Complexity has a way of seeping into portfolios a little bit at a time. Simplicity has advantages beyond being easier to understand: it's also likely to keep you disciplined and adherent to your goals and long-term strategies.
As organisms evolve, they become more complex. You may find a similar phenomenon as an investor. But do you ever feel like your portfolio is becoming too complicated to understand and follow? Complexity has a way of seeping into portfolios a little bit at a time. Simplicity has advantages beyond being easier to understand: it’s also likely to keep you disciplined and adherent to your goals and long-term strategies.
Here are a few steps to a simpler strategy.
Sounds counter-intuitive, right? But it’s true. By owning a variety of asset classes, you remove the need to constantly tinker with your investment mix. In a diversified portfolio, some sectors will perform better when others struggle; the right mix will give you a better chance at steady, long-term growth than will constantly trying to time the market or shuffle your stock mix.
2. Focus on Price and Expenses.
I’m one of those people who always arrives on time. My always-late friends say that unexpected traffic popped up, or they had to run an errand, or [insert excuse here]. What I figured out early on is that the single biggest factor in achieving an on-time arrival is the time at which you depart. Similarly, the single biggest factor in how successful an investment will be is what you paid for it. When initial investments are cheap, your potential returns will be higher.

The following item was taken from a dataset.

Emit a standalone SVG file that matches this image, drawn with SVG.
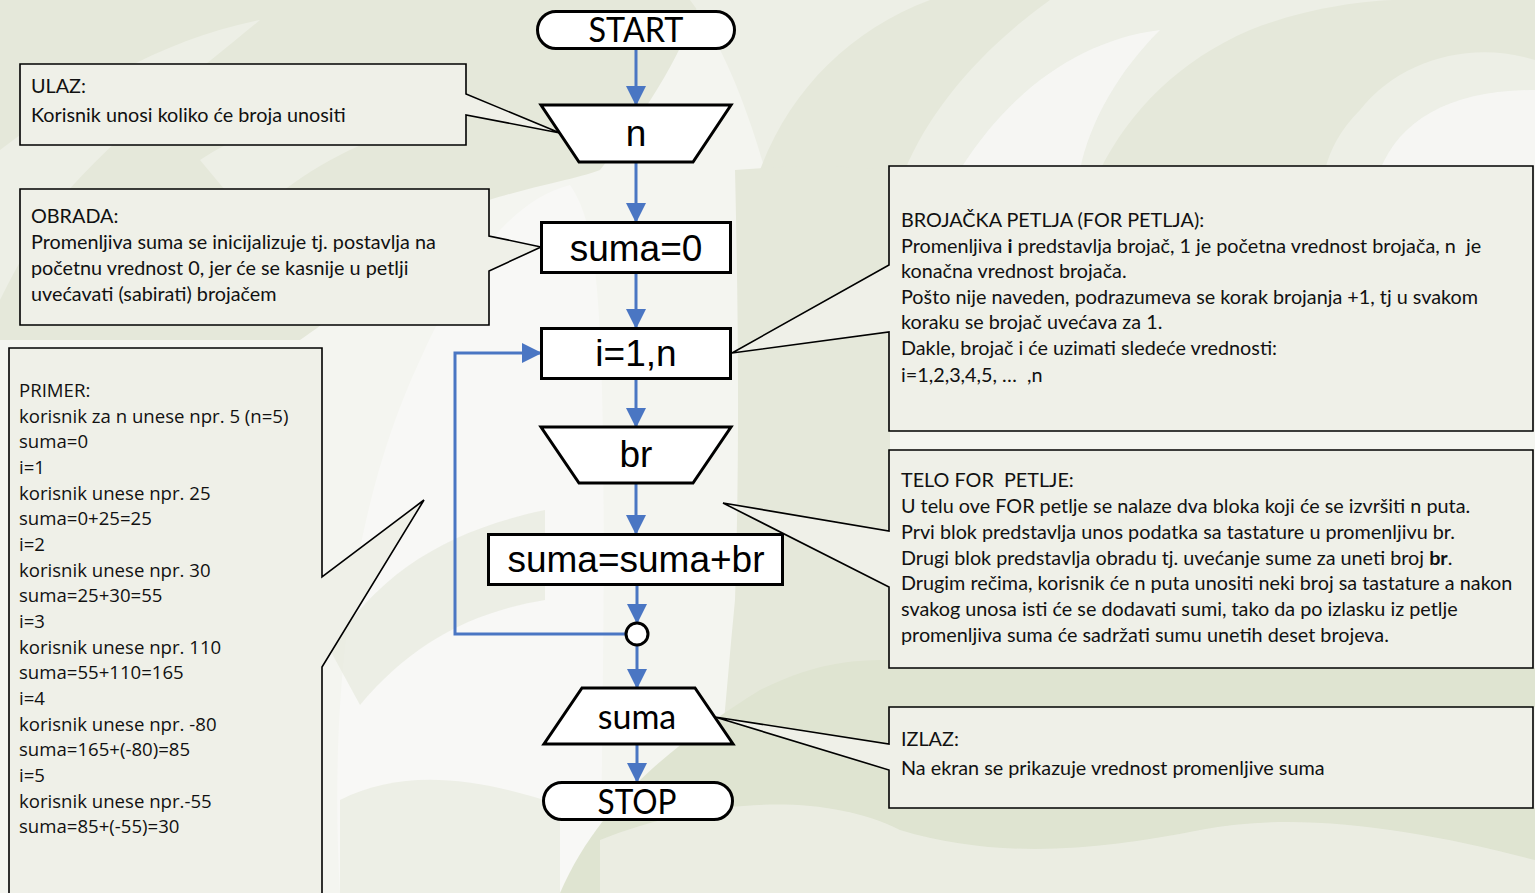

Commissions and expenses add up over time, as well. Always know the expense ratio of any investment you hold, and always be aware of what you’re being charged for individual transactions. What may seem like small fees now can really add up over the lifetime of your portfolio.
3. Zone Out.
Watching television analysts like Jim Cramer (among many others) can be entertaining—it can be both intentional and unintentional comedy—but it generally shouldn’t inform investment decisions. Consider this: if a strategy is being touted on one of the financial networks, the potential for significant return has probably already passed by. You may have some analysts you trust who have earned a return for you over time, and that’s fine. But for the most part, steering clear of the noise will be both mercifully quieter and better for your portfolio.
Also, while there can be value in working with an advisor, working with more than one can add unnecessary complexity, and it may add conflicting strategies that end up moving away from our core principles.
4. What’s Old is New Again.
Generally speaking, steer clear of trendy products or the latest new strategy. Tried and true investments work because…well…they’re tried and true. Hopping on board the latest trends may work just fine in fashion, but it’s rarely fashionable in finance.
5. Rebalance at Least Once a Year.
I covered this in more detail here, but while rebalancing may seem complex, it actually encourages simplification, and most online brokers and investment companies have tools to help you rebalance.
A simpler investment portfolio has many advantages, not least of which is giving you a better chance of focusing on improving investment performance. Sometimes, the simple answer is the better one.